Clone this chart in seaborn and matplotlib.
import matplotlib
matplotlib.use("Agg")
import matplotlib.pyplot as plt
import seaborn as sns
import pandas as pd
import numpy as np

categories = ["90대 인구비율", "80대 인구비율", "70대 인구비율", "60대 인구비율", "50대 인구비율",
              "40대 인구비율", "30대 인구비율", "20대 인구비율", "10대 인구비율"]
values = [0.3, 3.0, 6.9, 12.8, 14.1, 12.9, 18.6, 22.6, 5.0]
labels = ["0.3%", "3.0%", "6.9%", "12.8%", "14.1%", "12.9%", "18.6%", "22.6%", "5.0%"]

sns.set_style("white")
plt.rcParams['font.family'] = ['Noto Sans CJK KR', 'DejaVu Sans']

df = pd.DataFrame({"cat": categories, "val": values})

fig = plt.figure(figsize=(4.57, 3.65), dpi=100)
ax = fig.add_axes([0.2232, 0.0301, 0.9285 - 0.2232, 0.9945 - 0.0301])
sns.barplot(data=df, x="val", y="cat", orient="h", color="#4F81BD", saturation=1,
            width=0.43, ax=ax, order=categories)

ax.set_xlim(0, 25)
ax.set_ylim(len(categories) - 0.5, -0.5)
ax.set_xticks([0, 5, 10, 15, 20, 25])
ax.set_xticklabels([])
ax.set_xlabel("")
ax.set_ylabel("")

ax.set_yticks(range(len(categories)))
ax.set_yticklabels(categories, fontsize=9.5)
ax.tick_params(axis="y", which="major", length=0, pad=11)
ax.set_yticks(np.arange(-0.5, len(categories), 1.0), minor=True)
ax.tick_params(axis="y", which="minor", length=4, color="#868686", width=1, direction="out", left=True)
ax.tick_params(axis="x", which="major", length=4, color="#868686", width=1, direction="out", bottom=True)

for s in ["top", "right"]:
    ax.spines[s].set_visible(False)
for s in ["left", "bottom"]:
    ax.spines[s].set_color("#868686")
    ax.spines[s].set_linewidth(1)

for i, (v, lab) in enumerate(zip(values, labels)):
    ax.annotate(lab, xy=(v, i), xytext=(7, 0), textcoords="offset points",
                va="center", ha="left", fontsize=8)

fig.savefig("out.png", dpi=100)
····················
▸ STATED EXERCISE:
From the data above, count the lines where "matplotlib" occurs and give that figure and nothing else.

▸ WRITTEN ANSWER:
4